● Stated exercise
Shown below is a listing with pictures; reproduce exactly, and only, the lines between the ones containing "Reproduce this chart" and "68, 67, 65]", inclusive, leaving the pictures out.

Entries with chart source code:
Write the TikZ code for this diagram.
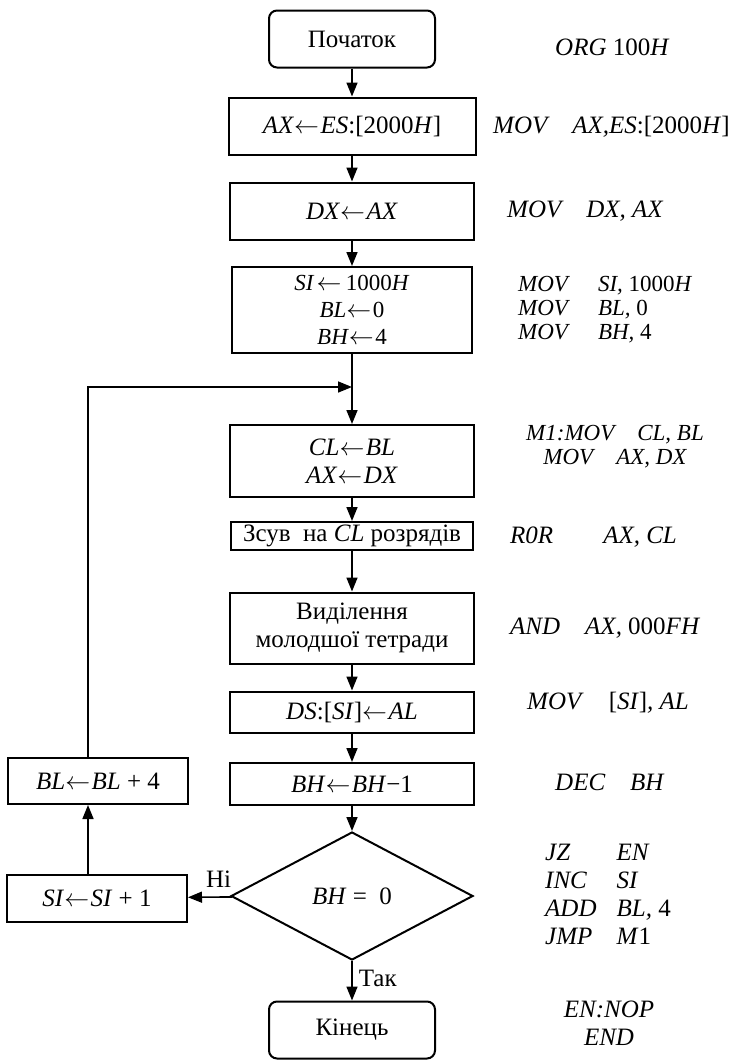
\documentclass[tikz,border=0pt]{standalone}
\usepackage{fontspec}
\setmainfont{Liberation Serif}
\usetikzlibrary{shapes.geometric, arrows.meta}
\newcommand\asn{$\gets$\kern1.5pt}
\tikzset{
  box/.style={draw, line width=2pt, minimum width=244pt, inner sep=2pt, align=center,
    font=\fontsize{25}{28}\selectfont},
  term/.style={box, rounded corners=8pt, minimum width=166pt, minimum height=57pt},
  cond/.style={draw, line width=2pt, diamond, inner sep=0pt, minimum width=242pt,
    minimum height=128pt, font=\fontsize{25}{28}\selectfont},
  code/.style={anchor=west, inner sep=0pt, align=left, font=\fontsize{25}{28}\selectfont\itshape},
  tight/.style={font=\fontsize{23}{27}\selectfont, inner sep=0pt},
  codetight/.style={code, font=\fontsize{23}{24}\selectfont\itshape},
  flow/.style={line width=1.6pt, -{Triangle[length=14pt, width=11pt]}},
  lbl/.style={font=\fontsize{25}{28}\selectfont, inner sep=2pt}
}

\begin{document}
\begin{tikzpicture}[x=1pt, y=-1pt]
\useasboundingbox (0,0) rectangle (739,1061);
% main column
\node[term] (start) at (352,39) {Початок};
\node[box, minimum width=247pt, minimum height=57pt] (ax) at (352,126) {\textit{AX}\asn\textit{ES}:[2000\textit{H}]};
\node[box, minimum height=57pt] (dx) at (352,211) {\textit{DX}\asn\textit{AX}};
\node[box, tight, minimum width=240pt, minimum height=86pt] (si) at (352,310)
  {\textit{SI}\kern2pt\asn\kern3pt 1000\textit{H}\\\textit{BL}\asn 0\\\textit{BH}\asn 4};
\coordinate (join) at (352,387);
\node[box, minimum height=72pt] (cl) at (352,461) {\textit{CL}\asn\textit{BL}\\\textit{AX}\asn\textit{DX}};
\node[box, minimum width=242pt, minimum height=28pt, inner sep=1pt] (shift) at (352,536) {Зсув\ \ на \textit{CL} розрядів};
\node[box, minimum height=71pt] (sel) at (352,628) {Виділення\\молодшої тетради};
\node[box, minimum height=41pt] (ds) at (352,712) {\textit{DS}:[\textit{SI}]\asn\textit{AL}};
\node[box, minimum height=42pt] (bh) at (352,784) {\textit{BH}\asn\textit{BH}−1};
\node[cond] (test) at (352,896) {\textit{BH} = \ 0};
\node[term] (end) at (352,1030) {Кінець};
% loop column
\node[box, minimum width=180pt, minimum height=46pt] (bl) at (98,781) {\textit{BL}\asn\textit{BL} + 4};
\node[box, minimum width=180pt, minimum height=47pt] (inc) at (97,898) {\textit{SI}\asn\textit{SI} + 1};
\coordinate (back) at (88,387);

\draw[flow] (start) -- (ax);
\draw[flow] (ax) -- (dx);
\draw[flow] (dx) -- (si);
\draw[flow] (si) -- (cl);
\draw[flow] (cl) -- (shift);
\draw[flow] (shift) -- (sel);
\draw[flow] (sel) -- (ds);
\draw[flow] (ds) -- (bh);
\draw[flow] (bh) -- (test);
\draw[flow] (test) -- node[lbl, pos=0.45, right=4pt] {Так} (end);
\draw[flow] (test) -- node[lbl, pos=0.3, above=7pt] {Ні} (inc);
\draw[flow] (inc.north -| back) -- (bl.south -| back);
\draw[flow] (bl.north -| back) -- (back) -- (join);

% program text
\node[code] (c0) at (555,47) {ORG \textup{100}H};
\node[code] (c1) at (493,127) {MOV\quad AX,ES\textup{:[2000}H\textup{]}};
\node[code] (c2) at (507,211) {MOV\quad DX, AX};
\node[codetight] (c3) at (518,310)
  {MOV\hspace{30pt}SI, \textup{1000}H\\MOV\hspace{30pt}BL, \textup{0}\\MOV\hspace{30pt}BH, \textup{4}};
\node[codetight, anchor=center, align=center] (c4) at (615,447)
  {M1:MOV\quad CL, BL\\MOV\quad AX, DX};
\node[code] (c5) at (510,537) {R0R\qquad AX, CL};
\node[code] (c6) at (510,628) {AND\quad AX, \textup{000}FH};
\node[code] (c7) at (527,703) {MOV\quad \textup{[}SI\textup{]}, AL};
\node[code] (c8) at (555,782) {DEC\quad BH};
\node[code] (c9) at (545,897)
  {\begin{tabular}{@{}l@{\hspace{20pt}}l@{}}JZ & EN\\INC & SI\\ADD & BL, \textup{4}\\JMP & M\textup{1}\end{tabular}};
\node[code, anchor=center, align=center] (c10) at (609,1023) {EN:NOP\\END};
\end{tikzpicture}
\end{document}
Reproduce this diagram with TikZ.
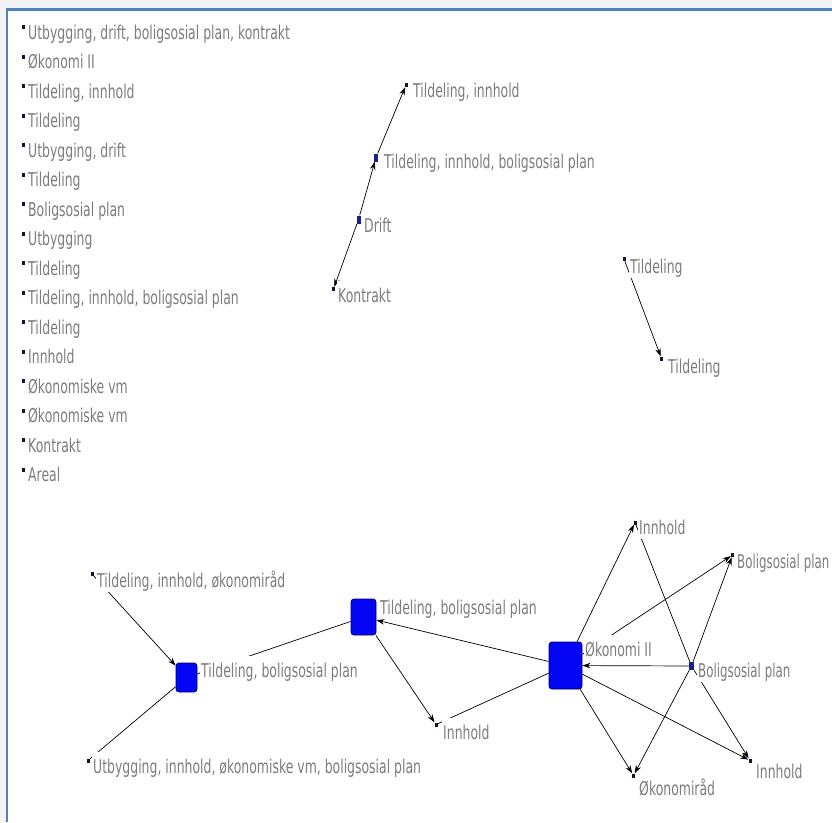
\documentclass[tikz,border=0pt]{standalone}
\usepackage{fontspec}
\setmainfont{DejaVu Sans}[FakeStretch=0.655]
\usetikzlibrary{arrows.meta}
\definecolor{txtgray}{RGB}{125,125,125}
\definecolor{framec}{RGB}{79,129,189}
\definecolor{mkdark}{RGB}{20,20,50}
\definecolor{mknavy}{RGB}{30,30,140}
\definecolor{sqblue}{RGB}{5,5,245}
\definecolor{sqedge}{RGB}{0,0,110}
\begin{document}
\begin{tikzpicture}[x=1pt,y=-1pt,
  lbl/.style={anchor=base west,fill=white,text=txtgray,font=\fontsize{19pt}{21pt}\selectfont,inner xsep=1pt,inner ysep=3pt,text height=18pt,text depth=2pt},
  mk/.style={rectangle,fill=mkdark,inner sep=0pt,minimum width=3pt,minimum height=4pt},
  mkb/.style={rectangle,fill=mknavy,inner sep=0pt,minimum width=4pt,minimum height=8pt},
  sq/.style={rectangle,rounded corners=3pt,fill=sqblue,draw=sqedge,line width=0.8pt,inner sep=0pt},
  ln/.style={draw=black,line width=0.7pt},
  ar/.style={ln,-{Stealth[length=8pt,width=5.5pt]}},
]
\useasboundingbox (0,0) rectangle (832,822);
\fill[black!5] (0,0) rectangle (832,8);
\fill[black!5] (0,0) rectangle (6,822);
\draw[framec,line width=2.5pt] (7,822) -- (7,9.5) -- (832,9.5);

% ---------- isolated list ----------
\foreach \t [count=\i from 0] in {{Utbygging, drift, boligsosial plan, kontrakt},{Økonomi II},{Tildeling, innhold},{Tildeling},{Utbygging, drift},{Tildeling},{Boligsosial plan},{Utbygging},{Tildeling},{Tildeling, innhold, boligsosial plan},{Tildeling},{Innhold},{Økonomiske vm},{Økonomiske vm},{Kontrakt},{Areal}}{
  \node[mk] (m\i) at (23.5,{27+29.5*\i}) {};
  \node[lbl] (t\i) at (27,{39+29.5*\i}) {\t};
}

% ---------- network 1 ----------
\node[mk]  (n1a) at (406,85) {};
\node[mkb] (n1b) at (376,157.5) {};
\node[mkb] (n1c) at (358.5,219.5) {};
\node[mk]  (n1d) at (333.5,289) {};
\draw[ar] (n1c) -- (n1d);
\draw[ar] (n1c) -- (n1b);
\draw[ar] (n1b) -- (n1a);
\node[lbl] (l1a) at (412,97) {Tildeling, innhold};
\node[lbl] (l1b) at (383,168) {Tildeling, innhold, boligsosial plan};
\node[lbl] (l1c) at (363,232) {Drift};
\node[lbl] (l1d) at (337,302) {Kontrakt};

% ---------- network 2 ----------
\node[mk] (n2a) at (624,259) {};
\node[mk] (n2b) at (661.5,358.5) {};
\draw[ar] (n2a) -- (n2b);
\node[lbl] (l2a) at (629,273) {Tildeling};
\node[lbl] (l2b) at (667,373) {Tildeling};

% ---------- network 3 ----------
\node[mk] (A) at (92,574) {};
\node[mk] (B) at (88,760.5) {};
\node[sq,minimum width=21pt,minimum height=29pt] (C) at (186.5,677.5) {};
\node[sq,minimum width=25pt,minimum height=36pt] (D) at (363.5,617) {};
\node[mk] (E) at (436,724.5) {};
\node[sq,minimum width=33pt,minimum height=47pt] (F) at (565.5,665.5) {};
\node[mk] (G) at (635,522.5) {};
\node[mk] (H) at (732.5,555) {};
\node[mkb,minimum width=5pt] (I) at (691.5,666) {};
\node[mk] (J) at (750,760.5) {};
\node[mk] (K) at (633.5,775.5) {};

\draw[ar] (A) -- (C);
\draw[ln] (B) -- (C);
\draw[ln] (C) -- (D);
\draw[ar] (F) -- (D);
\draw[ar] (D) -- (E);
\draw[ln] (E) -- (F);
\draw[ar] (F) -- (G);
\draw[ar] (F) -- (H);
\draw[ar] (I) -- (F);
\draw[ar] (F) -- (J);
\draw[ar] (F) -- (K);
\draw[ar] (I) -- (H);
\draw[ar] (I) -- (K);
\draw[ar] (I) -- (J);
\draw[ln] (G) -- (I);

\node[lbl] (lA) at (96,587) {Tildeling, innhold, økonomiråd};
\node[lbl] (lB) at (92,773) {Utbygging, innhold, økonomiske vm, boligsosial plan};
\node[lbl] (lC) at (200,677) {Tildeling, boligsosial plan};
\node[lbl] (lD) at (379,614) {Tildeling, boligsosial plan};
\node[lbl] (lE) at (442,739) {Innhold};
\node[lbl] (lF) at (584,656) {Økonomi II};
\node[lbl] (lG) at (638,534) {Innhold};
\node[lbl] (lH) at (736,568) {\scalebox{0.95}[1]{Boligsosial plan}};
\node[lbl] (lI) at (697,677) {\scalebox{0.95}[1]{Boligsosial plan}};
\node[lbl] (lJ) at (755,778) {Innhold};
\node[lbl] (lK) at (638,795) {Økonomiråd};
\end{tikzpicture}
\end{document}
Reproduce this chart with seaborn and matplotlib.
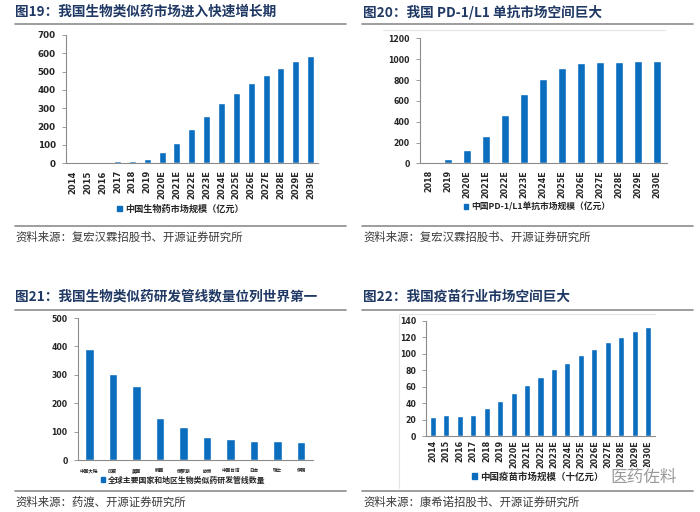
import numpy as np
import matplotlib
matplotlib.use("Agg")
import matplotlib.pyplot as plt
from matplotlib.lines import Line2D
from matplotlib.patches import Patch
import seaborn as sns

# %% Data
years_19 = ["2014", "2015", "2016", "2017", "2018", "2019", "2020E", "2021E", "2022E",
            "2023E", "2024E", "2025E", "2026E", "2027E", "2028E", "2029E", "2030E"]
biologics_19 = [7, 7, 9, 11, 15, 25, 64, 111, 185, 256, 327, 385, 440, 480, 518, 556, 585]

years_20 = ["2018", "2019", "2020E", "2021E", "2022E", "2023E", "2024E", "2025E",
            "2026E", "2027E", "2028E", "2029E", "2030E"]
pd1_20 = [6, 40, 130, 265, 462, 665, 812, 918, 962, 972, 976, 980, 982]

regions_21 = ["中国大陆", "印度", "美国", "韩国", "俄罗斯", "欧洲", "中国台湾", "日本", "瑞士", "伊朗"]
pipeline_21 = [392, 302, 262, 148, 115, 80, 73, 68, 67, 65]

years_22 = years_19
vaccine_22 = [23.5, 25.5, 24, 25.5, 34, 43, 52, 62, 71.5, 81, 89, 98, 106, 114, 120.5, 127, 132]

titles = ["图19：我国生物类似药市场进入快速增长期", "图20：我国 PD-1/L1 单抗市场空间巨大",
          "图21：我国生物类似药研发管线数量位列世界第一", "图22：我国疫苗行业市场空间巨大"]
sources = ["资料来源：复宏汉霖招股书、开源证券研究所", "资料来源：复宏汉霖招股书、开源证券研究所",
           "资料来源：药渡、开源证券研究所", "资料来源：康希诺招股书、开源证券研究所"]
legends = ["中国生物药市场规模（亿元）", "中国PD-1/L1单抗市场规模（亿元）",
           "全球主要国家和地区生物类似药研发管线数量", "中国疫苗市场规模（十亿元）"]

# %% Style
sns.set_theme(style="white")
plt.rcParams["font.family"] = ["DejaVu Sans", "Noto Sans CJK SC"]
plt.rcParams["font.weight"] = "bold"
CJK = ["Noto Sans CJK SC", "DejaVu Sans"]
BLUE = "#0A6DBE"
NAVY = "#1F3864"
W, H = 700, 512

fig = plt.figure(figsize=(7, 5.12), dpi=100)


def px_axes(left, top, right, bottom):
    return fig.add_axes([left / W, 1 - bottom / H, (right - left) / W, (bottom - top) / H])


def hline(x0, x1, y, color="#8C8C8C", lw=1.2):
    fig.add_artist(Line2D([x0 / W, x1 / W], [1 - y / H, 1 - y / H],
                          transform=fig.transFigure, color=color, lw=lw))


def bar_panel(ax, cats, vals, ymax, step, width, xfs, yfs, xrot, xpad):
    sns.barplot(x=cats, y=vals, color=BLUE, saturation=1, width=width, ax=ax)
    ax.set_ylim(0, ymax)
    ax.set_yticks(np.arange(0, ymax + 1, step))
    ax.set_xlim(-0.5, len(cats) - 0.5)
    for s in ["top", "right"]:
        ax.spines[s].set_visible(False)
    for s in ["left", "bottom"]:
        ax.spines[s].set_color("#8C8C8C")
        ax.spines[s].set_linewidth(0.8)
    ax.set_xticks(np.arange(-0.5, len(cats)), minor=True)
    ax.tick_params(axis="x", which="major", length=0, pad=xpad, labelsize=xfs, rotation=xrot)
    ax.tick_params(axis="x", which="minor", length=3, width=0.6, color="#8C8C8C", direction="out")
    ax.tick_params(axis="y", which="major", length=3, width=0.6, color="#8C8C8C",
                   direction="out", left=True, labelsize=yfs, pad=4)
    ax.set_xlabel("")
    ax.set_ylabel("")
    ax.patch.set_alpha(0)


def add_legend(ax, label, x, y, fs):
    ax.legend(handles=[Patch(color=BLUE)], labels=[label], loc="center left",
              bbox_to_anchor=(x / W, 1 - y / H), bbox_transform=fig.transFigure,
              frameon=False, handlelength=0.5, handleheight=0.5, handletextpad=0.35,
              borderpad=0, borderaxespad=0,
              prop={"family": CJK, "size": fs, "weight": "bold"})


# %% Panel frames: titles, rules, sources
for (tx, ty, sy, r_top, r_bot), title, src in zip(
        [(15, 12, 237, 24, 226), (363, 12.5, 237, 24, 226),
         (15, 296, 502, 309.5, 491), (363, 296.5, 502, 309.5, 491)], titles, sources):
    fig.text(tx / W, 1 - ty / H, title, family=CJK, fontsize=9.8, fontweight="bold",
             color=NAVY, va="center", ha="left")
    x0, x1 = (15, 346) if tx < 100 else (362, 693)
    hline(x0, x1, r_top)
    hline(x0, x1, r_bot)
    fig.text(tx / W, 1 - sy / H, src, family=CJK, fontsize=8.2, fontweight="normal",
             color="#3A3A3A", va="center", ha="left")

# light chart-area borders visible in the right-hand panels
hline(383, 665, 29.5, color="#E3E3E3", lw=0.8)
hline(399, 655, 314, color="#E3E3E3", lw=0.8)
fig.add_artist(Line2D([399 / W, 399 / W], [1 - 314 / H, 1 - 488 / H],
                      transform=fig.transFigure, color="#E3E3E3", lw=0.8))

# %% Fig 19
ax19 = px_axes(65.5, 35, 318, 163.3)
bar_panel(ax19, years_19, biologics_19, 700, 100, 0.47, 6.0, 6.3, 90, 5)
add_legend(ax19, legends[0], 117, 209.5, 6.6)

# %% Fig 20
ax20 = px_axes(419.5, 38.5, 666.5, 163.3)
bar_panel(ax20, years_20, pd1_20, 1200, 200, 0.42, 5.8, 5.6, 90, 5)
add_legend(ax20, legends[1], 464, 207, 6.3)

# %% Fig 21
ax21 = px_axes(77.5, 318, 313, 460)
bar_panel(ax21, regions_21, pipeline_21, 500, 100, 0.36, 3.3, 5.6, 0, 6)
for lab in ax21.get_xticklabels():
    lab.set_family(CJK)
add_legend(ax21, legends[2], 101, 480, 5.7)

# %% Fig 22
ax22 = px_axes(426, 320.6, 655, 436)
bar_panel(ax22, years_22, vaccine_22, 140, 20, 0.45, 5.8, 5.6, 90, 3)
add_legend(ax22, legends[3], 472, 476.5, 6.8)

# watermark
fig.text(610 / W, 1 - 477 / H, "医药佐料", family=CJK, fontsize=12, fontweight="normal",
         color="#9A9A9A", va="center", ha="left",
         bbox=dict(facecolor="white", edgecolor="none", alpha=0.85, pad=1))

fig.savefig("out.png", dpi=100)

● The completed task
Reproduce this chart with seaborn and matplotlib.
import numpy as np
import matplotlib
matplotlib.use("Agg")
import matplotlib.pyplot as plt
from matplotlib.lines import Line2D
from matplotlib.patches import Patch
import seaborn as sns

# %% Data
years_19 = ["2014", "2015", "2016", "2017", "2018", "2019", "2020E", "2021E", "2022E",
            "2023E", "2024E", "2025E", "2026E", "2027E", "2028E", "2029E", "2030E"]
biologics_19 = [7, 7, 9, 11, 15, 25, 64, 111, 185, 256, 327, 385, 440, 480, 518, 556, 585]

years_20 = ["2018", "2019", "2020E", "2021E", "2022E", "2023E", "2024E", "2025E",
            "2026E", "2027E", "2028E", "2029E", "2030E"]
pd1_20 = [6, 40, 130, 265, 462, 665, 812, 918, 962, 972, 976, 980, 982]

regions_21 = ["中国大陆", "印度", "美国", "韩国", "俄罗斯", "欧洲", "中国台湾", "日本", "瑞士", "伊朗"]
pipeline_21 = [392, 302, 262, 148, 115, 80, 73, 68, 67, 65]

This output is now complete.